*Exercise requirements*: Write out the records below from the first line through the line containing "3.47], [0.542, 2.15]];", leaving out any pictures.

Source data:
__________________________________________________

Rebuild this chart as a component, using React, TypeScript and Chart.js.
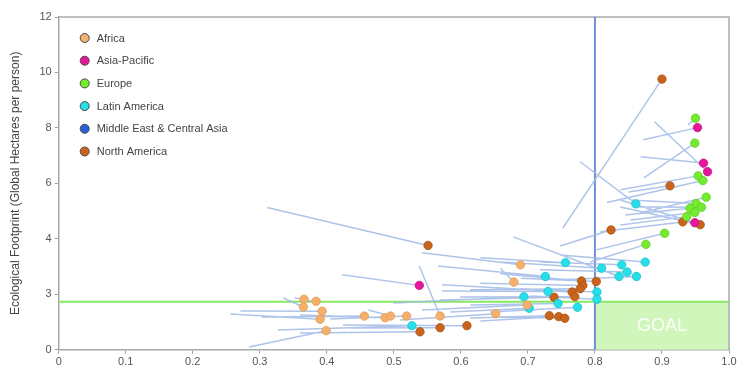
import React, { useEffect, useRef } from 'react';
import { Chart, registerables, LinearScale } from 'chart.js';

// ---------- data ----------
const Y_TICKS = [0, 3, 4, 6, 8, 10, 12];
const X_MIN = 0;
const X_MAX = 1;
const X_STEP = 0.1;
const GOAL_HDI = 0.8;
const BIOCAPACITY = 2.6;
const GOAL_LABEL = 'GOAL';
const Y_TITLE = 'Ecological Footprint (Global Hectares per person)';

const REGIONS = ['Africa', 'Asia-Pacific', 'Europe', 'Latin America', 'Middle East & Central Asia', 'North America'];

// [HDI, footprint] now
const AFRICA = [[0.366, 2.73], [0.384, 2.62], [0.365, 2.31], [0.393, 2.08], [0.390, 1.65], [0.399, 1.03], [0.456, 1.82], [0.487, 1.73], [0.495, 1.82], [0.519, 1.82], [0.569, 1.82], [0.652, 1.95], [0.689, 3.53], [0.679, 3.22], [0.699, 2.42]];
const AFRICA_FROM = [[0.352, 2.80], [0.370, 2.66], [0.335, 2.80], [0.271, 2.10], [0.256, 1.93], [0.284, 0.15], [0.303, 1.77], [0.360, 1.88], [0.462, 2.15], [0.405, 1.66], [0.538, 3.51], [0.509, 1.61], [0.542, 3.75], [0.659, 3.47], [0.542, 2.15]];

const ASIA_PACIFIC = [[0.538, 3.16], [0.953, 8.01], [0.962, 6.73], [0.968, 6.42], [0.949, 4.58]];
const ASIA_PACIFIC_FROM = [[0.423, 3.35], [0.872, 7.57], [0.868, 6.96], [0.889, 8.22], [0.838, 5.40]];

const EUROPE = [[0.950, 8.35], [0.949, 7.45], [0.954, 6.27], [0.961, 6.10], [0.966, 5.50], [0.951, 5.27], [0.959, 5.14], [0.942, 5.10], [0.949, 4.95], [0.937, 4.80], [0.904, 4.20], [0.876, 3.90]];
const EUROPE_FROM = [[0.939, 8.11], [0.873, 6.20], [0.838, 5.77], [0.818, 5.31], [0.868, 4.94], [0.853, 5.40], [0.857, 5.15], [0.845, 4.86], [0.853, 4.68], [0.838, 4.50], [0.802, 3.80], [0.793, 3.58]];

const LATIN_AMERICA = [[0.527, 1.30], [0.861, 5.26], [0.875, 3.58], [0.840, 3.53], [0.848, 3.40], [0.836, 3.32], [0.862, 3.32], [0.810, 3.47], [0.756, 3.57], [0.726, 3.32], [0.803, 3.04], [0.803, 2.73], [0.730, 3.05], [0.694, 2.87], [0.745, 2.50], [0.774, 2.30], [0.702, 2.24]];
const LATIN_AMERICA_FROM = [[0.327, 1.07], [0.778, 6.78], [0.748, 3.71], [0.718, 3.58], [0.718, 3.44], [0.678, 4.07], [0.748, 3.26], [0.659, 3.58], [0.629, 3.66], [0.566, 3.51], [0.689, 3.10], [0.704, 2.91], [0.572, 3.06], [0.499, 2.53], [0.614, 2.42], [0.644, 2.04], [0.584, 2.04]];

const MIDDLE_EAST: number[][] = [];
const MIDDLE_EAST_FROM: number[][] = [];

const NORTH_AMERICA = [[0.900, 9.76], [0.551, 3.88], [0.912, 5.91], [0.931, 4.61], [0.957, 4.51], [0.824, 4.32], [0.802, 3.23], [0.780, 3.24], [0.782, 3.16], [0.778, 3.10], [0.766, 3.04], [0.770, 2.87], [0.739, 2.84], [0.732, 1.84], [0.746, 1.79], [0.755, 1.70], [0.539, 0.97], [0.569, 1.19], [0.609, 1.30]];
const NORTH_AMERICA_FROM = [[0.752, 4.38], [0.311, 5.13], [0.850, 5.69], [0.808, 4.25], [0.838, 5.15], [0.748, 3.87], [0.690, 3.29], [0.659, 3.37], [0.629, 3.20], [0.614, 3.08], [0.572, 3.17], [0.599, 2.85], [0.569, 2.69], [0.614, 1.72], [0.629, 1.55], [0.659, 1.77], [0.360, 0.90], [0.435, 1.18], [0.424, 1.34]];

const REGION_NOW = [AFRICA, ASIA_PACIFIC, EUROPE, LATIN_AMERICA, MIDDLE_EAST, NORTH_AMERICA];
const REGION_FROM = [AFRICA_FROM, ASIA_PACIFIC_FROM, EUROPE_FROM, LATIN_AMERICA_FROM, MIDDLE_EAST_FROM, NORTH_AMERICA_FROM];

// ---------- styles ----------
const COLORS = ['#f5b06c', '#e8169b', '#72ec2c', '#27dfe9', '#2a5fd8', '#c9641d'];
const BORDERS = ['#e29a55', '#c40f82', '#5ccc1e', '#19c3cc', '#1d48b0', '#a9500f'];
const FONT = "'Liberation Sans', Arial, Helvetica, sans-serif";

// ---------- segmented y scale (equal spacing between tick values) ----------
function efToDecimal(v: number): number {
  const n = Y_TICKS.length - 1;
  for (let i = 0; i < n; i++) {
    const a = Y_TICKS[i], b = Y_TICKS[i + 1];
    if (v <= b || i === n - 1) return (i + (v - a) / (b - a)) / n;
  }
  return 1;
}
function decimalToEf(d: number): number {
  const n = Y_TICKS.length - 1;
  const pos = d * n;
  const i = Math.max(0, Math.min(n - 1, Math.floor(pos)));
  const a = Y_TICKS[i], b = Y_TICKS[i + 1];
  return a + (pos - i) * (b - a);
}

class SegmentedScale extends LinearScale {
  static id = 'segmented';
  buildTicks() {
    return Y_TICKS.map((value) => ({ value }));
  }
  getPixelForValue(value: any) {
    if (value === null || value === undefined || isNaN(value)) return NaN;
    return this.getPixelForDecimal(efToDecimal(value));
  }
  getValueForPixel(pixel: number) {
    return decimalToEf(this.getDecimalForPixel(pixel));
  }
}

Chart.register(...registerables, SegmentedScale as any);

const backdropPlugin = {
  id: 'backdrop',
  beforeDatasetsDraw(chart: any) {
    const { ctx, chartArea, scales } = chart;
    const xs = scales.x, ys = scales.y;
    const gx = xs.getPixelForValue(GOAL_HDI);
    const gxr = xs.getPixelForValue(X_MAX);
    const by = ys.getPixelForValue(BIOCAPACITY);
    const y0 = ys.getPixelForValue(0);
    ctx.save();
    // goal box
    ctx.fillStyle = '#d0f6bc';
    ctx.fillRect(gx, by, gxr - gx, y0 - by);
    ctx.font = `18px ${FONT}`;
    ctx.fillStyle = 'rgba(255,255,255,0.92)';
    ctx.textAlign = 'center';
    ctx.textBaseline = 'middle';
    ctx.fillText(GOAL_LABEL, xs.getPixelForValue((GOAL_HDI + X_MAX) / 2), (by + y0) / 2);
    // biocapacity line
    ctx.strokeStyle = '#88e862';
    ctx.lineWidth = 2;
    ctx.beginPath();
    ctx.moveTo(chartArea.left, by);
    ctx.lineTo(chartArea.right, by);
    ctx.stroke();
    // frame top/right
    ctx.strokeStyle = '#ababab';
    ctx.lineWidth = 1.5;
    ctx.beginPath();
    ctx.moveTo(chartArea.left, chartArea.top);
    ctx.lineTo(chartArea.right, chartArea.top);
    ctx.lineTo(chartArea.right, chartArea.bottom);
    ctx.stroke();
    // HDI threshold
    ctx.strokeStyle = '#6f90d8';
    ctx.lineWidth = 2;
    ctx.beginPath();
    ctx.moveTo(gx, chartArea.top);
    ctx.lineTo(gx, chartArea.bottom);
    ctx.stroke();
    ctx.restore();
  },
};

const legendPlugin = {
  id: 'innerLegend',
  afterDatasetsDraw(chart: any) {
    const { ctx, chartArea } = chart;
    ctx.save();
    ctx.font = `11px ${FONT}`;
    ctx.textAlign = 'left';
    ctx.textBaseline = 'middle';
    REGIONS.forEach((name, i) => {
      const cx = chartArea.left + 26;
      const cy = chartArea.top + 21 + i * 22.7;
      ctx.beginPath();
      ctx.arc(cx, cy, 4.5, 0, Math.PI * 2);
      ctx.fillStyle = COLORS[i];
      ctx.fill();
      ctx.lineWidth = 1;
      ctx.strokeStyle = '#4a4a4a';
      ctx.stroke();
      ctx.fillStyle = '#444';
      ctx.fillText(name, cx + 12, cy + 0.5);
    });
    ctx.restore();
  },
};

export default function App() {
  const canvasRef = useRef<HTMLCanvasElement | null>(null);

  useEffect(() => {
    if (!canvasRef.current) return;

    const trailData: any[] = [];
    REGION_NOW.forEach((pts, r) => {
      pts.forEach((p, i) => {
        const f = REGION_FROM[r][i];
        trailData.push({ x: f[0], y: f[1] }, { x: p[0], y: p[1] }, { x: p[0], y: null });
      });
    });

    const pointSets = REGIONS.map((name, r) => ({
      type: 'scatter' as const,
      label: name,
      data: REGION_NOW[r].map((p) => ({ x: p[0], y: p[1] })),
      backgroundColor: COLORS[r],
      borderColor: BORDERS[r],
      borderWidth: 0.8,
      pointRadius: 4.2,
      order: 1,
    }));

    const chart = new Chart(canvasRef.current, {
      type: 'scatter',
      data: {
        datasets: [
          ...pointSets,
          {
            type: 'scatter',
            label: 'trails',
            data: trailData,
            showLine: true,
            spanGaps: false,
            borderColor: 'rgba(160,186,230,0.85)',
            borderWidth: 1.5,
            pointRadius: 0,
            order: 10,
          } as any,
        ],
      },
      options: {
        animation: false,
        responsive: true,
        maintainAspectRatio: false,
        layout: { padding: { top: 17, right: 10, left: 0, bottom: 0 } },
        plugins: { legend: { display: false }, tooltip: { enabled: false } },
        scales: {
          x: {
            type: 'linear',
            min: X_MIN,
            max: X_MAX,
            ticks: {
              stepSize: X_STEP,
              color: '#555',
              font: { family: FONT, size: 11 },
              padding: 2,
              maxRotation: 0,
              callback: (v: any) => (Number(v) === 0 ? '0' : Number(v).toFixed(1)),
            },
            grid: { drawOnChartArea: false, drawTicks: true, tickLength: 4, color: '#a0a0a0' },
            border: { color: '#a8a8a8', width: 1.5 },
            afterFit: (s: any) => { s.height = 19.3; },
          },
          y: {
            type: 'segmented' as any,
            min: Y_TICKS[0],
            max: Y_TICKS[Y_TICKS.length - 1],
            ticks: {
              color: '#555',
              font: { family: FONT, size: 11 },
              padding: 3,
              callback: (v: any) => String(v),
            },
            grid: { drawOnChartArea: false, drawTicks: true, tickLength: 4, color: '#a0a0a0' },
            border: { color: '#a8a8a8', width: 1.5 },
            title: {
              display: true,
              text: Y_TITLE,
              color: '#444',
              font: { family: FONT, size: 12 },
              padding: { top: 8, bottom: 0 },
            },
            afterFit: (s: any) => { s.width = 58.7; },
          } as any,
        },
      },
      plugins: [backdropPlugin, legendPlugin],
    });

    return () => chart.destroy();
  }, []);

  return (
    <div style={{ position: 'fixed', left: 0, top: 0, width: 739, height: 369, background: '#fff' }}>
      <canvas ref={canvasRef} />
    </div>
  );
}
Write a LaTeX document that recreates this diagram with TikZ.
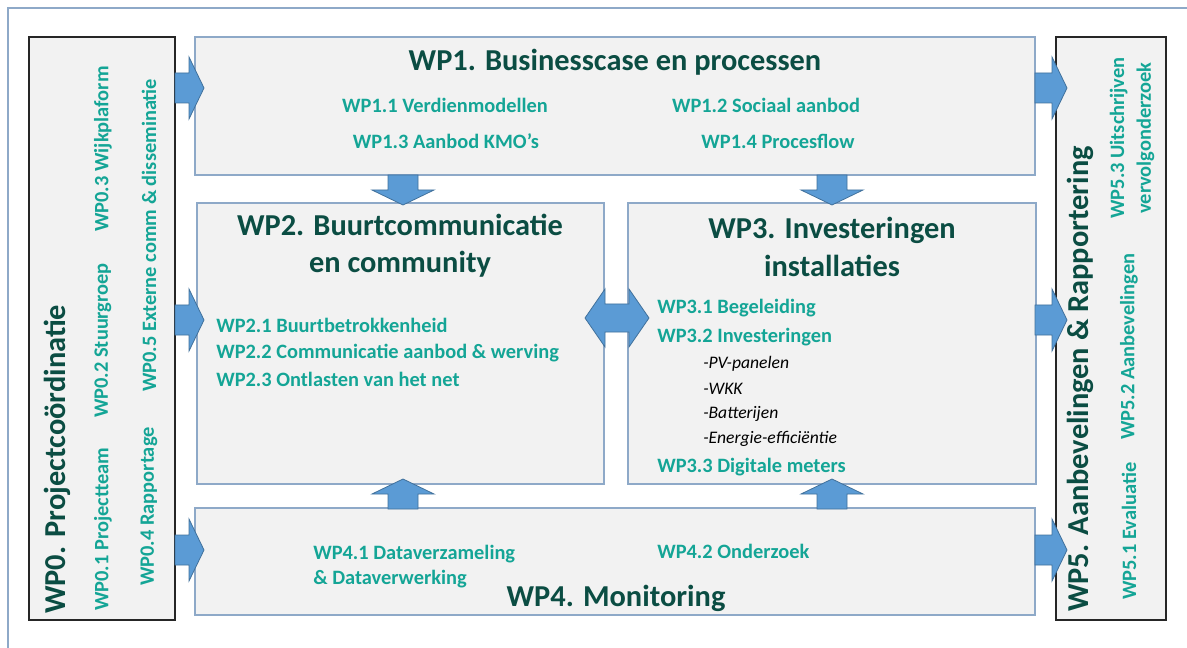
\documentclass[tikz,border=0pt]{standalone}
\usepackage{fontspec}
\setmainfont{Carlito}
\definecolor{teal1}{HTML}{14A596}
\definecolor{dark1}{HTML}{0B4D43}
\definecolor{boxfill}{HTML}{F2F2F2}
\definecolor{boxline}{HTML}{8EA9C8}
\definecolor{arrfill}{HTML}{5B9BD5}
\definecolor{arrline}{HTML}{41719C}
\tikzset{
  wpbox/.style={draw=boxline, line width=1pt, fill=boxfill},
  sidebox/.style={draw=black!85, line width=1pt, fill=boxfill},
  ttl/.style={text=dark1, font=\bfseries\fontsize{22.8}{27}\selectfont, inner sep=0pt, align=center},
  itm/.style={text=teal1, font=\bfseries\fontsize{15.3}{20}\selectfont, inner sep=0pt},
  sub/.style={text=black, font=\itshape\fontsize{13.2}{15}\selectfont, inner sep=0pt, anchor=west},
  blk/.style={fill=arrfill, draw=arrline, line width=0.6pt, line join=miter},
}
\newcommand{\harrow}[3]{% tail x, tip x, center y
  \path[blk] (#1,#3-15) -- ({#2-15},#3-15) -- ({#2-15},#3-31) -- (#2,#3) -- ({#2-15},#3+31) -- ({#2-15},#3+15) -- (#1,#3+15) -- cycle;}
\newcommand{\varrow}[3]{% center x, tail y, tip y
  \path[blk] (#1-15,#2) -- (#1+15,#2) -- (#1+15,{#2+0.5*(#3-#2)}) -- (#1+31,{#2+0.5*(#3-#2)}) -- (#1,#3) -- (#1-31,{#2+0.5*(#3-#2)}) -- (#1-15,{#2+0.5*(#3-#2)}) -- cycle;}
\begin{document}
\begin{tikzpicture}[x=0.75pt,y=-0.75pt]
\useasboundingbox (0,0) rectangle (1187,648);
% outer frame
\draw[boxline, line width=0.8pt] (8,660) -- (8,8) -- (1200,8);
% side boxes
\path[sidebox] (29,37) rectangle (175,620);
\path[sidebox] (1056,37) rectangle (1166,620);
% main boxes
\path[wpbox] (195,37) rectangle (1035,175);
\path[wpbox] (197,203) rectangle (604,484);
\path[wpbox] (628,203) rectangle (1036,484);
\path[wpbox] (195,508) rectangle (1035,615);
% arrows left
\harrow{175}{204}{88}
\harrow{175}{204}{320}
\harrow{175}{204}{550}
% arrows right
\harrow{1035}{1067}{88}
\harrow{1035}{1067}{320}
\harrow{1035}{1067}{550}
% down arrows
\varrow{403}{175}{205}
\varrow{832}{175}{205}
% up arrows
\varrow{403}{509}{479}
\varrow{832}{509}{479}
% double arrow
\path[blk] (585,318) -- (605,289) -- (605,304) -- (629,304) -- (629,289) -- (649,318) -- (629,347) -- (629,332) -- (605,332) -- (605,347) -- cycle;
% WP1
\node[ttl] (t1) at (615,62) {WP1. Businesscase en processen};
\node[itm] (i11) at (445,105) {WP1.1 Verdienmodellen};
\node[itm] (i12) at (766,105) {WP1.2 Sociaal aanbod};
\node[itm] (i13) at (446,141) {WP1.3 Aanbod KMO’s};
\node[itm] (i14) at (778,141) {WP1.4 Procesflow};
% WP2
\node[ttl] (t2) at (400,246) {WP2. Buurtcommunicatie\\[1pt]en community};
\node[itm, anchor=west] (i21) at (216,325) {WP2.1 Buurtbetrokkenheid};
\node[itm, anchor=west] (i22) at (216,353) {WP2.2 Communicatie aanbod \& werving};
\node[itm, anchor=west] (i23) at (216,379) {WP2.3 Ontlasten van het net};
% WP3
\node[ttl] (t3) at (832,247) {WP3. Investeringen\\[1pt]installaties};
\node[itm, anchor=west] (i31) at (657,308) {WP3.1 Begeleiding};
\node[itm, anchor=west] (i32) at (657,337) {WP3.2 Investeringen};
\node[sub] (s1) at (703,364) {-PV-panelen};
\node[sub] (s2) at (703,389) {-WKK};
\node[sub] (s3) at (703,414) {-Batterijen};
\node[sub] (s4) at (703,439) {-Energie-efficiëntie};
\node[itm, anchor=west] (i33) at (657,467) {WP3.3 Digitale meters};
% WP4
\node[itm, anchor=west] (i41) at (313,554) {WP4.1 Dataverzameling};
\node[itm, anchor=west] (i41b) at (313,579) {\& Dataverwerking};
\node[itm, anchor=west] (i42) at (657,551) {WP4.2 Onderzoek};
\node[ttl] (t4) at (616,598) {WP4. Monitoring};
% WP0
\node[ttl, rotate=90, anchor=west] (t0) at (57,614) {WP0. Projectcoördinatie};
\node[itm, rotate=90, anchor=west] (i01) at (103,611) {WP0.1 Projectteam};
\node[itm, rotate=90, anchor=west] (i02) at (103,418) {WP0.2 Stuurgroep};
\node[itm, rotate=90, anchor=west] (i03) at (103,232) {WP0.3 Wijkplaform};
\node[itm, rotate=90, anchor=west] (i04) at (149,586) {WP0.4 Rapportage};
\node[itm, rotate=90, anchor=west] (i05) at (149,392) {WP0.5 Externe comm \& disseminatie};
% WP5
\node[ttl, rotate=90, anchor=west] (t5) at (1080,612) {WP5. Aanbevelingen \& Rapportering};
\node[itm, rotate=90, anchor=west] (i51) at (1129,600) {WP5.1 Evaluatie};
\node[itm, rotate=90, anchor=west] (i52) at (1129,440) {WP5.2 Aanbevelingen};
\node[itm, rotate=90, align=center] (i53) at (1132,138) {WP5.3 Uitschrijven\\vervolgonderzoek};
\end{tikzpicture}
\end{document}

__________________________________________________

*Answer to this problem*:
Rebuild this chart as a component, using React, TypeScript and Chart.js.
import React, { useEffect, useRef } from 'react';
import { Chart, registerables, LinearScale } from 'chart.js';

// ---------- data ----------
const Y_TICKS = [0, 3, 4, 6, 8, 10, 12];
const X_MIN = 0;
const X_MAX = 1;
const X_STEP = 0.1;
const GOAL_HDI = 0.8;
const BIOCAPACITY = 2.6;
const GOAL_LABEL = 'GOAL';
const Y_TITLE = 'Ecological Footprint (Global Hectares per person)';

const REGIONS = ['Africa', 'Asia-Pacific', 'Europe', 'Latin America', 'Middle East & Central Asia', 'North America'];

// [HDI, footprint] now
const AFRICA = [[0.366, 2.73], [0.384, 2.62], [0.365, 2.31], [0.393, 2.08], [0.390, 1.65], [0.399, 1.03], [0.456, 1.82], [0.487, 1.73], [0.495, 1.82], [0.519, 1.82], [0.569, 1.82], [0.652, 1.95], [0.689, 3.53], [0.679, 3.22], [0.699, 2.42]];
const AFRICA_FROM = [[0.352, 2.80], [0.370, 2.66], [0.335, 2.80], [0.271, 2.10], [0.256, 1.93], [0.284, 0.15], [0.303, 1.77], [0.360, 1.88], [0.462, 2.15], [0.405, 1.66], [0.538, 3.51], [0.509, 1.61], [0.542, 3.75], [0.659, 3.47], [0.542, 2.15]];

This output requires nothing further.